As it becomes necessary to drill long horizontal extended reach wells to reach out for thin oil rim reservoirs, it also has its own challenges. Usage of new technologies and their implementation in terms of cost efficiency and increased reservoir performance is the primary objective. While producing through horizontal wells there is always a possibility of breakthrough of unwanted water or gas compromising the production of oil and to some extent leaving some valuable oil reservers behind. The reason behind this is that the heel of the well produces at higher rate than the toe because toe has to overcome the frictional pressure losses due to increased pressure drop along the horizontal length of the well.
To tackle this problem Inflow Control Device (ICD) was introduced which will delay the early breakthrough of water or gas. There are different designs of ICDs available in the industry which significantly delays the breakthrough. Most ICDs provide flow restriction for the produced fluid to create uniform inflow profile along the entire length of the wellbore. However, due to uncertainties in reservoir properties there might be water or gas inflow through ICD and no existing ICDs can reverse this problem undermining the optimization of oil production.
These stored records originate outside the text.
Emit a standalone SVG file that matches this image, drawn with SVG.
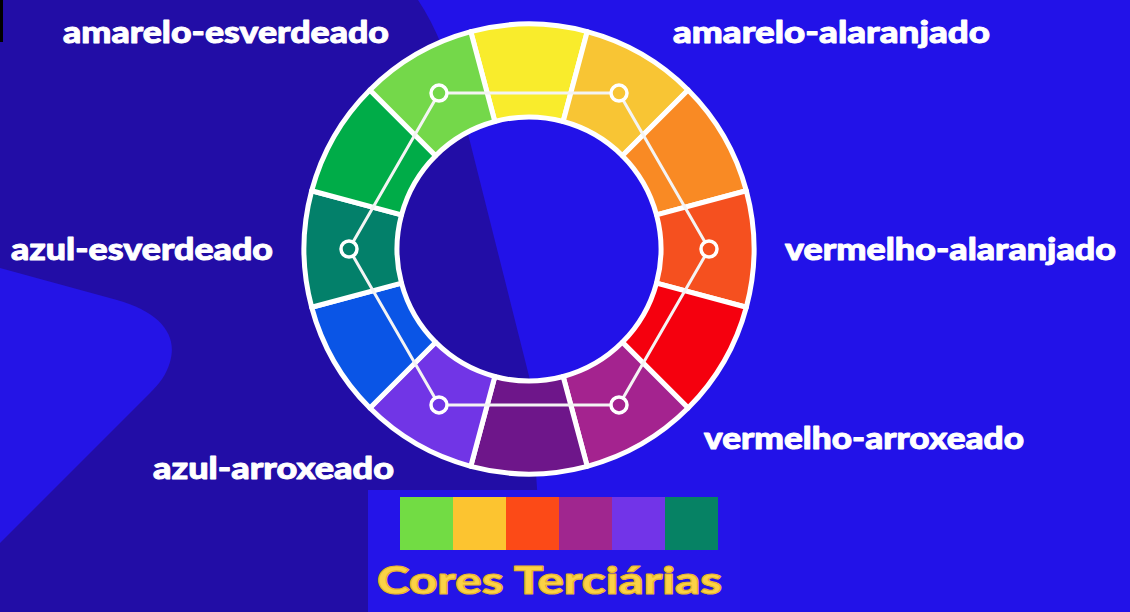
<svg xmlns="http://www.w3.org/2000/svg" width="1130" height="612" viewBox="0 0 1130 612">
  <style>
    .seg { stroke: #ffffff; stroke-width: 5; stroke-linejoin: round; }
    .lbl { font-family: "Lato", "Open Sans", "Liberation Sans", sans-serif; font-weight: 900; font-size: 30px; fill: #ffffff; stroke: #ffffff; stroke-width: 0.9; stroke-linejoin: round; }
    .title { font-family: "Lato", "Open Sans", "Liberation Sans", sans-serif; font-weight: 900; font-size: 38px; fill: #fbd246; stroke: #e9b52c; stroke-width: 1.2; stroke-linejoin: round; }
    .hex { fill: none; stroke: #f4f4f4; stroke-width: 3; stroke-linejoin: round; }
    .pt { stroke: #ffffff; stroke-width: 3.5; }
  </style>

  <!-- background -->
  <g id="background">
    <rect x="0" y="0" width="1130" height="612" fill="#2212e8"/>
    <path d="M0,0 L418,0 Q445,40 462,110 L530,380 L545,612 L0,612 Z" fill="#220da6"/>
    <path d="M0,268 L117,300 C160,312 178,335 170,362 C166,375 160,383 150,393 L0,543 Z" fill="#2414e6"/>
    <rect x="0" y="0" width="3" height="42" fill="#000000"/>
  </g>

  <!-- colour wheel -->
  <g id="wheel">
    <path id="seg-amarelo" class="seg" fill="#f9ec2c" d="M470.77,31.67 A225,225 0 0 1 587.23,31.67 L563.16,121.50 A132,132 0 0 0 494.84,121.50 Z"/>
    <path id="seg-amarelo-alaranjado" class="seg" fill="#f8c534" d="M587.23,31.67 A225,225 0 0 1 688.10,89.90 L622.34,155.66 A132,132 0 0 0 563.16,121.50 Z"/>
    <path id="seg-laranja" class="seg" fill="#f98a24" d="M688.10,89.90 A225,225 0 0 1 746.33,190.77 L656.50,214.84 A132,132 0 0 0 622.34,155.66 Z"/>
    <path id="seg-vermelho-alaranjado" class="seg" fill="#f5501f" d="M746.33,190.77 A225,225 0 0 1 746.33,307.23 L656.50,283.16 A132,132 0 0 0 656.50,214.84 Z"/>
    <path id="seg-vermelho" class="seg" fill="#f5000e" d="M746.33,307.23 A225,225 0 0 1 688.10,408.10 L622.34,342.34 A132,132 0 0 0 656.50,283.16 Z"/>
    <path id="seg-vermelho-arroxeado" class="seg" fill="#a4238f" d="M688.10,408.10 A225,225 0 0 1 587.23,466.33 L563.16,376.50 A132,132 0 0 0 622.34,342.34 Z"/>
    <path id="seg-roxo" class="seg" fill="#6e168a" d="M587.23,466.33 A225,225 0 0 1 470.77,466.33 L494.84,376.50 A132,132 0 0 0 563.16,376.50 Z"/>
    <path id="seg-azul-arroxeado" class="seg" fill="#7135e6" d="M470.77,466.33 A225,225 0 0 1 369.90,408.10 L435.66,342.34 A132,132 0 0 0 494.84,376.50 Z"/>
    <path id="seg-azul" class="seg" fill="#0a55e6" d="M369.90,408.10 A225,225 0 0 1 311.67,307.23 L401.50,283.16 A132,132 0 0 0 435.66,342.34 Z"/>
    <path id="seg-azul-esverdeado" class="seg" fill="#03806a" d="M311.67,307.23 A225,225 0 0 1 311.67,190.77 L401.50,214.84 A132,132 0 0 0 401.50,283.16 Z"/>
    <path id="seg-verde" class="seg" fill="#00ac48" d="M311.67,190.77 A225,225 0 0 1 369.90,89.90 L435.66,155.66 A132,132 0 0 0 401.50,214.84 Z"/>
    <path id="seg-amarelo-esverdeado" class="seg" fill="#74d84a" d="M369.90,89.90 A225,225 0 0 1 470.77,31.67 L494.84,121.50 A132,132 0 0 0 435.66,155.66 Z"/>
  </g>

  <!-- connectors (hexagon) -->
  <g id="connectors">
    <polygon class="hex" points="439,93.12 619,93.12 709,249 619,404.88 439,404.88 349,249"/>
  </g>

  <g id="points">
    <circle class="pt" cx="439" cy="93.12" r="8" fill="#74d84a"/>
    <circle class="pt" cx="619" cy="93.12" r="8" fill="#f8c534"/>
    <circle class="pt" cx="709" cy="249" r="8" fill="#f5501f"/>
    <circle class="pt" cx="619" cy="404.88" r="8" fill="#a4238f"/>
    <circle class="pt" cx="439" cy="404.88" r="8" fill="#7135e6"/>
    <circle class="pt" cx="349" cy="249" r="8" fill="#03806a"/>
  </g>

  <!-- labels -->
  <g id="label-amarelo-esverdeado"><text class="lbl" x="63" y="43" textLength="326" lengthAdjust="spacingAndGlyphs">amarelo-esverdeado</text></g>
  <g id="label-amarelo-alaranjado"><text class="lbl" x="673" y="43" textLength="317" lengthAdjust="spacingAndGlyphs">amarelo-alaranjado</text></g>
  <g id="label-azul-esverdeado"><text class="lbl" x="11" y="260" textLength="262" lengthAdjust="spacingAndGlyphs">azul-esverdeado</text></g>
  <g id="label-vermelho-alaranjado"><text class="lbl" x="785" y="260" textLength="331" lengthAdjust="spacingAndGlyphs">vermelho-alaranjado</text></g>
  <g id="label-azul-arroxeado"><text class="lbl" x="153" y="479" textLength="241" lengthAdjust="spacingAndGlyphs">azul-arroxeado</text></g>
  <g id="label-vermelho-arroxeado"><text class="lbl" x="704" y="449" textLength="320" lengthAdjust="spacingAndGlyphs">vermelho-arroxeado</text></g>

  <!-- legend -->
  <g id="legend">
    <rect x="368" y="490" width="372" height="122" fill="#2414e8"/>
    <rect x="400" y="497" width="53" height="53" fill="#72dc44"/>
    <rect x="453" y="497" width="53" height="53" fill="#fcc430"/>
    <rect x="506" y="497" width="53" height="53" fill="#fc4a17"/>
    <rect x="559" y="497" width="53" height="53" fill="#a0268f"/>
    <rect x="612" y="497" width="53" height="53" fill="#7234e8"/>
    <rect x="665" y="497" width="53" height="53" fill="#068264"/>
    <text class="title" x="377" y="594" textLength="345" lengthAdjust="spacingAndGlyphs">Cores Terciárias</text>
  </g>
</svg>
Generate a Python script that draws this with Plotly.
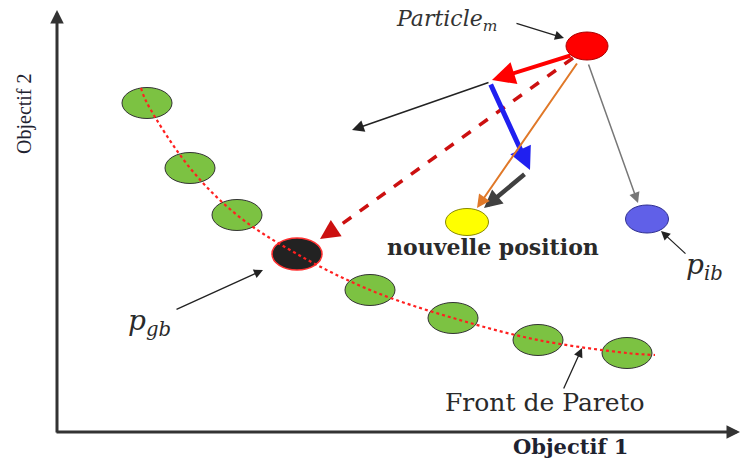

This paper presents the design of Electrical Resistivity Autonomous Inflow Control Device (ER-AICD) that on a par with creating uniform inflow profile along the wellbore; it opens and closes the valve when there is oil, water or gas inflow correspondingly. The device will work on the principle of electrical resistivity of reservoir fluids, resulting in more flexibility in downhole operations and optimizing oil production as a whole.